Berkaca pada penggunaan Sipol dalam Pemilu 2019, Bawaslu memiliki beberapa catatan yang dalam rancangan PKPU sejauh ini tidak ada klausul penyempurnaan. "Hal ini berpotensi mengulang masalah penggunaan Sipol pada pemilu sebelumnya," kata Bagja.

Beberapa masalah yang berpotensi muncul yakni, penyalahgunaan data/identitas individu oleh peserta pemilu ke dalam Sipol dan mekanisme perbaikan data Sipol atas data/identitas individu. Selain itu, penyalahgunaan mekanisme verifikasi faktual kepengurusan dan anggota serta jaminan perlindungan hak individu yang data/identitasnya dimasukan ke Sipol.

Kemudian, lanjut Bagja, perbedaan data untuk daerah pemekaran antara data KPU dan Kemendagri sehingga syarat minimum kepengurusan tidak bisa terpenuhi dalam sistem.
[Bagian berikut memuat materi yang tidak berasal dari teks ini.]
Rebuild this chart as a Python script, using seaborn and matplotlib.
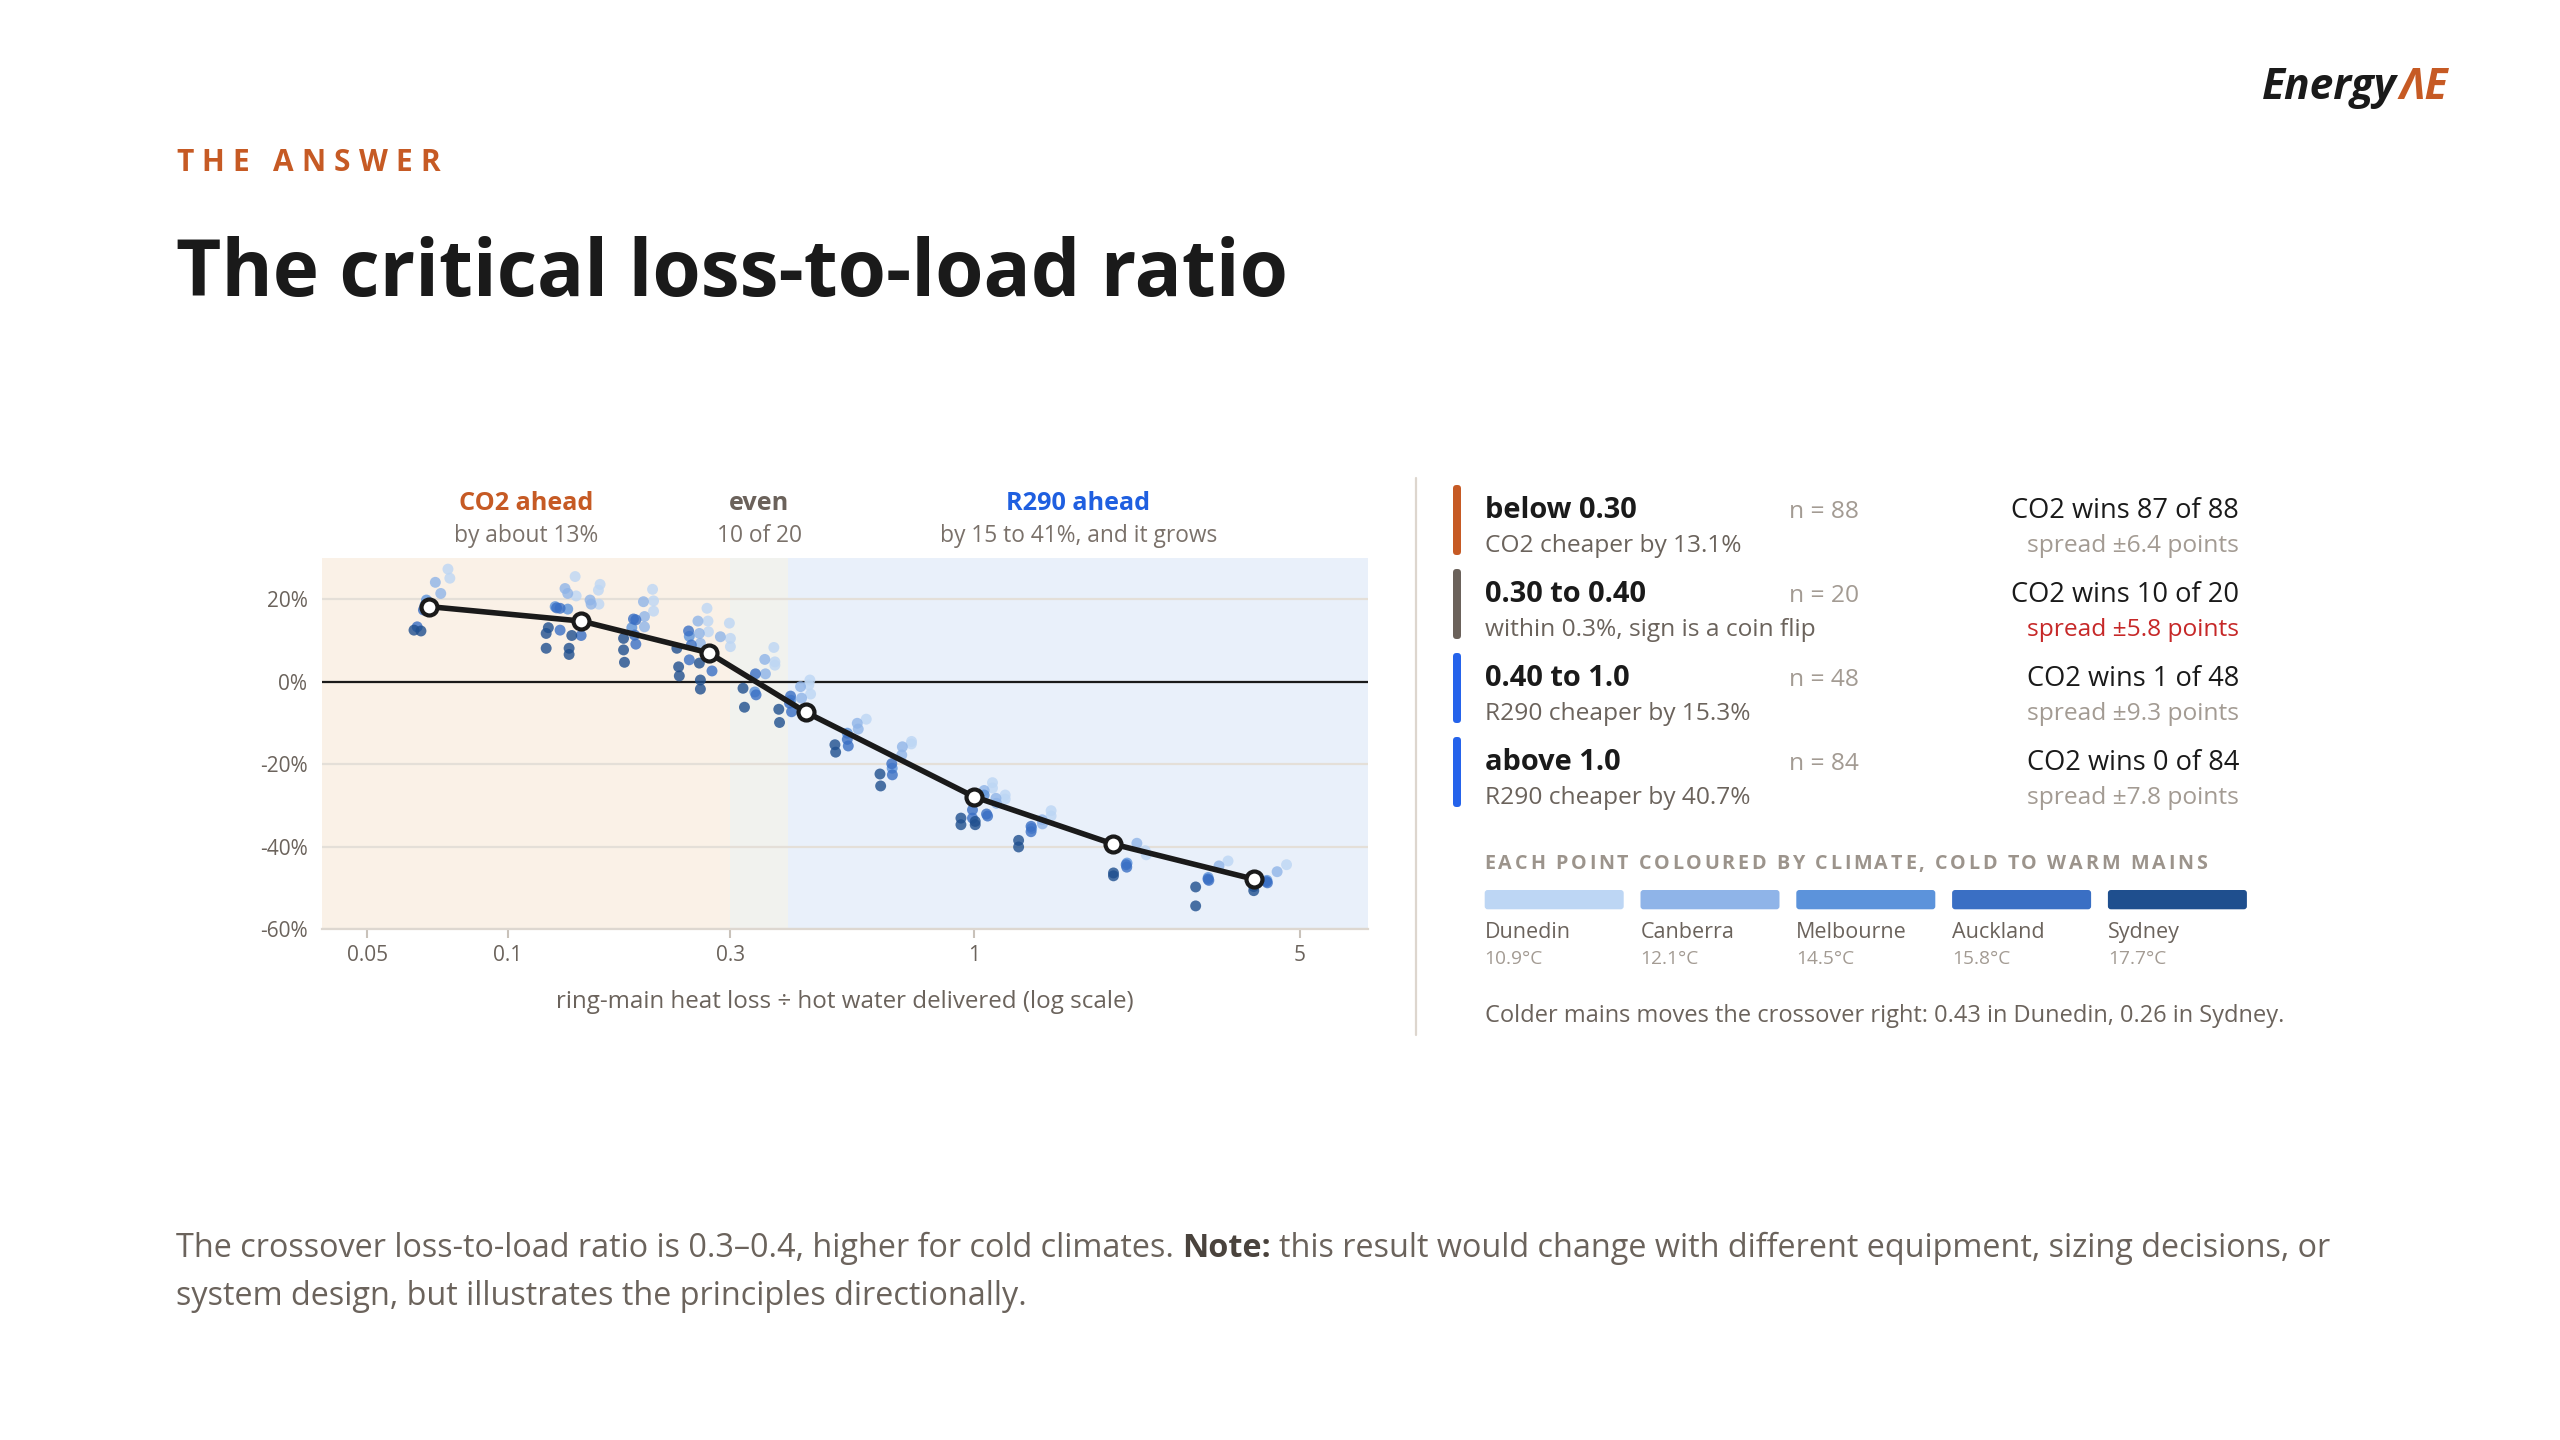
import numpy as np
import pandas as pd
import matplotlib
matplotlib.use("Agg")
import matplotlib.pyplot as plt
import seaborn as sns
from matplotlib.patches import FancyBboxPatch
from matplotlib.lines import Line2D
from matplotlib.transforms import blended_transform_factory

# ---------------- data ----------------
cities = ["Dunedin", "Canberra", "Melbourne", "Auckland", "Sydney"]
city_temps = ["10.9°C", "12.1°C", "14.5°C", "15.8°C", "17.7°C"]
city_colors = ["#BDD6F4", "#8FB4E8", "#5C93DB", "#3A6FC4", "#1F4F8E"]

dunedin_x = [0.0745, 0.0752, 0.1396, 0.1403, 0.1566, 0.1579, 0.1570, 0.2046, 0.2056, 0.2056,
             0.2677, 0.2690, 0.2696, 0.2990, 0.3005, 0.3005, 0.3724, 0.3743, 0.3743, 0.4427,
             0.4449, 0.4465, 0.5877, 0.7343, 0.7350, 1.096, 1.096, 1.167, 1.167, 1.464,
             1.464, 2.342, 2.330, 3.507, 4.682]
dunedin_y = [27.3, 25.1, 25.5, 20.8, 22.2, 23.6, 18.8, 22.4, 19.6, 17.1,
             17.8, 14.7, 12.1, 14.2, 10.5, 8.5, 8.3, 4.8, 4.0, -0.8,
             0.4, -3.0, -9.1, -15.1, -14.5, -24.5, -25.8, -27.5, -28.5, -31.3,
             -32.6, -42.0, -41.0, -43.5, -44.4]

canberra_x = [0.0700, 0.0719, 0.1328, 0.1346, 0.1503, 0.1511, 0.1956, 0.1966, 0.1966, 0.2560,
              0.2578, 0.2591, 0.2860, 0.3561, 0.3573, 0.4249, 0.4270, 0.5622, 0.5649, 0.7024,
              0.7003, 1.052, 1.118, 1.115, 1.400, 1.403, 2.236, 3.354, 4.469]
canberra_y = [24.1, 21.4, 22.6, 21.4, 19.8, 18.8, 19.4, 15.8, 13.3, 14.7,
              11.7, 9.3, 10.9, 5.4, 1.9, -1.2, -4.0, -10.1, -11.5, -15.8,
              -17.8, -26.4, -29.5, -28.3, -33.5, -34.5, -39.2, -44.7, -46.1]

melbourne_x = [0.0670, 0.0665, 0.1265, 0.1346, 0.1847, 0.2453, 0.3390, 0.4050, 0.5352, 0.6680,
               0.998, 1.052, 1.330, 2.130, 3.180, 4.250]
melbourne_y = [19.8, 18.5, 18.2, 17.6, 13.1, 11.0, -2.5, -4.5, -12.5, -21.0,
               -29.0, -27.5, -35.6, -44.0, -47.5, -48.2]

auckland_x = [0.0640, 0.0660, 0.1274, 0.1296, 0.1296, 0.1438, 0.1862, 0.1884, 0.1884, 0.1872,
              0.2444, 0.2453, 0.2478, 0.2744, 0.3401, 0.3411, 0.4024, 0.4044, 0.4064, 0.5352,
              0.5378, 0.6666, 0.6686, 0.993, 0.993, 1.0643, 1.070, 1.326, 1.326, 2.121,
              2.127, 3.177, 3.190, 4.241, 4.260]
auckland_y = [13.3, 17.4, 17.9, 17.8, 12.5, 11.2, 15.2, 15.0, 9.1, 11.3,
              12.3, 5.3, 8.9, 2.6, 1.9, -3.2, -5.2, -3.5, -7.3, -14.0,
              -15.6, -19.9, -22.6, -31.1, -33.1, -32.1, -32.6, -35.1, -36.4, -44.4,
              -45.0, -47.9, -48.2, -48.5, -48.8]

sydney_x = [0.0630, 0.0652, 0.1210, 0.1210, 0.1223, 0.1355, 0.1355, 0.1373, 0.1773, 0.1773,
            0.1781, 0.2307, 0.2327, 0.2335, 0.2578, 0.2591, 0.2591, 0.3198, 0.3221, 0.3816,
            0.3830, 0.5035, 0.5053, 0.6289, 0.6310, 0.938, 0.938, 1.0065, 1.0065, 1.247,
            1.247, 1.992, 1.992, 2.989, 2.989, 3.982, 3.982]
sydney_y = [12.5, 12.3, 11.7, 8.1, 13.1, 8.1, 6.6, 11.2, 10.5, 7.7,
            4.7, 8.1, 3.6, 1.4, 4.5, 0.4, -1.8, -1.6, -6.2, -6.7,
            -9.9, -15.3, -17.1, -22.4, -25.3, -34.7, -33.1, -34.7, -33.9, -38.5,
            -40.1, -46.4, -47.1, -49.8, -54.4, -50.7, -49.7]

median_x = [0.068, 0.144, 0.27, 0.436, 1.0, 1.99, 3.98]
median_y = [18.2, 14.7, 7.0, -7.4, -27.9, -39.4, -47.9]

band_edges = [0.04, 0.30, 0.40, 7.0]
band_bg = ["#FAF1E7", "#F1F2EE", "#E9F0FA"]
band_titles = ["CO2 ahead", "even", "R290 ahead"]
band_subs = ["by about 13%", "10 of 20", "by 15 to 41%, and it grows"]
band_title_colors = ["#C65A24", "#6B625B", "#1F5FE0"]

x_ticks = [0.05, 0.1, 0.3, 1, 5]
x_tick_labels = ["0.05", "0.1", "0.3", "1", "5"]
y_ticks = [-60, -40, -20, 0, 20]
y_tick_labels = ["-60%", "-40%", "-20%", "0%", "20%"]

row_labels = ["below 0.30", "0.30 to 0.40", "0.40 to 1.0", "above 1.0"]
row_desc = ["CO2 cheaper by 13.1%", "within 0.3%, sign is a coin flip",
            "R290 cheaper by 15.3%", "R290 cheaper by 40.7%"]
row_n = [88, 20, 48, 84]
row_wins = [87, 10, 1, 0]
row_spread = [6.4, 5.8, 9.3, 7.8]
row_bar_colors = ["#C65A24", "#6B625B", "#2563EB", "#2563EB"]
row_spread_colors = ["#A39B93", "#C62828", "#A39B93", "#A39B93"]

# ---------------- style ----------------
sns.set_theme(style="white")
plt.rcParams['font.family'] = ['Open Sans', 'DejaVu Sans']

W, H = 2560, 1440
fig = plt.figure(figsize=(W / 100, H / 100), dpi=100)
fig.patch.set_facecolor("white")
renderer = fig.canvas.get_renderer()

DARK = "#1A1A1A"
BODY = "#6B635C"
LIGHT = "#A39B93"


def tw(t):
    return t.get_window_extent(renderer=renderer).width


def measure(s, size, **kw):
    t = fig.text(0, 0, s, fontsize=size, **kw)
    w = tw(t)
    t.remove()
    return w


def fit_size(s, target, size=20, **kw):
    return size * target / measure(s, size, **kw)


def put(px, py, s, size, **kw):
    return fig.text(px / W, 1 - py / H, s, fontsize=size, va="baseline", **kw)


def tracked(px, py, s, size, target, **kw):
    widths = []
    for ch in s:
        if ch == " ":
            widths.append(measure("x x", size, **kw) - measure("xx", size, **kw))
        else:
            widths.append(measure(ch, size, **kw))
    track = (target - sum(widths)) / (len(s) - 1)
    x = px
    for ch, w in zip(s, widths):
        if ch != " ":
            put(x, py, ch, size, **kw)
        x += w + track


# ---------------- chart ----------------
ax_l, ax_r, ax_t, ax_b = 322, 1368, 558, 929
ax = fig.add_axes([ax_l / W, 1 - ax_b / H, (ax_r - ax_l) / W, (ax_b - ax_t) / H])
ax.set_xscale("log")
ax.set_xlim(band_edges[0], band_edges[-1])
ax.set_ylim(-60, 30)
ax.set_facecolor("white")

for i in range(3):
    ax.axvspan(band_edges[i], band_edges[i + 1], color=band_bg[i], zorder=0, lw=0)

ax.set_axisbelow(True)
ax.grid(axis="y", color="#E4DFD8", lw=1.6, zorder=0.5)
ax.grid(axis="x", visible=False)
ax.axhline(0, color=DARK, lw=1.6, zorder=2)

frames = []
for name, xs, ys in [("Dunedin", dunedin_x, dunedin_y), ("Canberra", canberra_x, canberra_y),
                     ("Melbourne", melbourne_x, melbourne_y), ("Auckland", auckland_x, auckland_y),
                     ("Sydney", sydney_x, sydney_y)]:
    frames.append(pd.DataFrame({"ratio": xs, "diff": ys, "city": name}))
df = pd.concat(frames, ignore_index=True)

sns.scatterplot(data=df, x="ratio", y="diff", hue="city", hue_order=cities,
                palette=dict(zip(cities, city_colors)), s=62, alpha=0.8,
                edgecolor="none", linewidth=0, legend=False, ax=ax, zorder=3)

sns.lineplot(x=median_x, y=median_y, ax=ax, color=DARK, linewidth=4.0, marker="o",
             markersize=11.5, markerfacecolor="white", markeredgecolor=DARK,
             markeredgewidth=3.0, zorder=5, sort=False, estimator=None)
med_line = ax.lines[-1]
med_line.set_linewidth(4.0)
med_line.set_markersize(11.5)
med_line.set_markeredgewidth(3.0)
med_line.set_markeredgecolor(DARK)
med_line.set_markerfacecolor("white")
med_line.set_solid_joinstyle("round")

ax.set_xticks(x_ticks)
ax.set_xticklabels(x_tick_labels)
ax.xaxis.set_minor_locator(matplotlib.ticker.NullLocator())
ax.set_yticks(y_ticks)
ax.set_yticklabels(y_tick_labels)
ax.tick_params(axis="x", which="major", length=6.5, width=1.5, color="#C9C2BA",
               labelsize=15, labelcolor=BODY, pad=5, direction="out", bottom=True)
ax.tick_params(axis="y", length=0, labelsize=15, labelcolor=BODY, pad=10.5)
for side in ["top", "left", "right"]:
    ax.spines[side].set_visible(False)
ax.spines["bottom"].set_color("#DDD7D0")
ax.spines["bottom"].set_linewidth(1.6)
ax.set_xlabel("")
ax.set_ylabel("")

xl_size = fit_size("ring-main heat loss ÷ hot water delivered (log scale)", 575)
put((ax_l + ax_r) / 2, 1008, "ring-main heat loss ÷ hot water delivered (log scale)",
    xl_size, color=BODY, ha="center")

# band headers
bt = blended_transform_factory(ax.transData, ax.transAxes)
head_size = fit_size("CO2 ahead", 135, fontweight="bold")
sub_size = fit_size("by about 13%", 144)
for i in range(3):
    xc = np.sqrt(band_edges[i] * band_edges[i + 1])
    ax.text(xc, (ax_b - 510) / (ax_b - ax_t), band_titles[i], transform=bt, ha="center",
            va="baseline", fontsize=head_size, fontweight="bold", color=band_title_colors[i])
    ax.text(xc, (ax_b - 541.7) / (ax_b - ax_t), band_subs[i], transform=bt, ha="center",
            va="baseline", fontsize=sub_size, color="#7A716A")

# ---------------- header ----------------
tracked(176, 170.7, "THE ANSWER", 21.5, 264, fontweight="bold", color="#C65A24")
title_size = fit_size("The critical loss-to-load ratio", 1112, size=60, fontweight="bold")
put(176, 296, "The critical loss-to-load ratio", title_size, fontweight="bold", color=DARK)

logo_size = fit_size("Energy", 135, size=30, fontweight="bold", fontstyle="italic")
lt = put(2262, 99, "Energy", logo_size, fontweight="bold", fontstyle="italic", color=DARK)
put(2262 + tw(lt) + 3, 99, "ΛE", logo_size, fontweight="bold", fontstyle="italic",
    color="#C65A24")

# ---------------- right panel ----------------
fig.add_artist(Line2D([1416 / W, 1416 / W], [1 - 478 / H, 1 - 1035 / H],
                      color="#DDD6CE", lw=1.6))

lab_size = fit_size("below 0.30", 152, fontweight="bold")
desc_size = fit_size("CO2 cheaper by 13.1%", 256)
wins_size = fit_size("CO2 wins 87 of 88", 228)
for i in range(4):
    top = 485 + 84 * i
    fig.patches.append(FancyBboxPatch((1453 / 100, (H - top - 70) / 100), 0.08, 0.70,
                                      boxstyle="round,pad=0,rounding_size=0.035",
                                      transform=fig.dpi_scale_trans, facecolor=row_bar_colors[i],
                                      edgecolor="none", figure=fig))
    put(1484.7, 518 + 84 * i, row_labels[i], lab_size, fontweight="bold", color=DARK)
    put(1484.7, 551.7 + 84 * i, row_desc[i], desc_size, color=BODY)
    put(1788.6, 518 + 84 * i, f"n = {row_n[i]}", desc_size, color=LIGHT)
    put(2239, 518 + 84 * i, f"CO2 wins {row_wins[i]} of {row_n[i]}", wins_size,
        color=DARK, ha="right")
    put(2239, 551.7 + 84 * i, f"spread ±{row_spread[i]} points", desc_size,
        color=row_spread_colors[i], ha="right")

tracked(1484.7, 869.3, "EACH POINT COLOURED BY CLIMATE, COLD TO WARM MAINS", 14.2, 722,
        fontweight="bold", color="#9C948C")
city_size = fit_size("Melbourne", 110)
temp_size = fit_size("14.5°C", 58)
for i, (c, t, col) in enumerate(zip(cities, city_temps, city_colors)):
    x0 = 1484.7 + 155.8 * i
    fig.patches.append(FancyBboxPatch((x0 / 100, (H - 909.3) / 100), 1.39, 0.193,
                                      boxstyle="round,pad=0,rounding_size=0.03",
                                      transform=fig.dpi_scale_trans, facecolor=col,
                                      edgecolor="none", figure=fig))
    put(x0, 938.3, c, city_size, color=BODY)
    put(x0, 964, t, temp_size, color=LIGHT)

note = "Colder mains moves the crossover right: 0.43 in Dunedin, 0.26 in Sydney."
put(1484.7, 1021.7, note, fit_size(note, 796), color=BODY)

# ---------------- footer ----------------
foot_a = "The crossover loss-to-load ratio is 0.3–0.4, higher for cold climates."
foot_b = "Note:"
foot_c = "this result would change with different equipment, sizing decisions, or"
foot_2 = "system design, but illustrates the principles directionally."
s0 = 20
sp = measure("x x", s0) - measure("xx", s0)
tot = measure(foot_a, s0) + sp + measure(foot_b, s0, fontweight="bold") + sp + measure(foot_c, s0)
fs = s0 * 2151 / tot
sp = measure("x x", fs) - measure("xx", fs)
ta = put(176, 1257, foot_a, fs, color=BODY)
xb = 176 + tw(ta) + sp
tb = put(xb, 1257, foot_b, fs, color="#4A433D", fontweight="bold")
xc = xb + tw(tb) + sp
put(xc, 1257, foot_c, fs, color=BODY)
put(176, 1305, foot_2, fs, color=BODY)

fig.savefig("out.png", dpi=100, facecolor="white")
Lalu, penduduk di daerah tapal batas atau daerah pemekaran yang administrasi kependudukannya belum update dengan daerah sesuai domisili tetap penduduk tersebut serta tidak dapat mengidentifikasi data ganda antarpartai.

Ketua KPU Hasyim Asy'ari menjelaskan, rancangan PKPU untuk Pemilu 2024 tersebut tidak ada perubahan yang signifikan dibandingkan dengan aturan PKPU pada Pemilu 2019. Kecuali adanya putusan Mahkamah Konstitusi Nomor 55/PUU-XVIII/2020 yang mengatur tentang tiga kategori parpol yang diverifikasi.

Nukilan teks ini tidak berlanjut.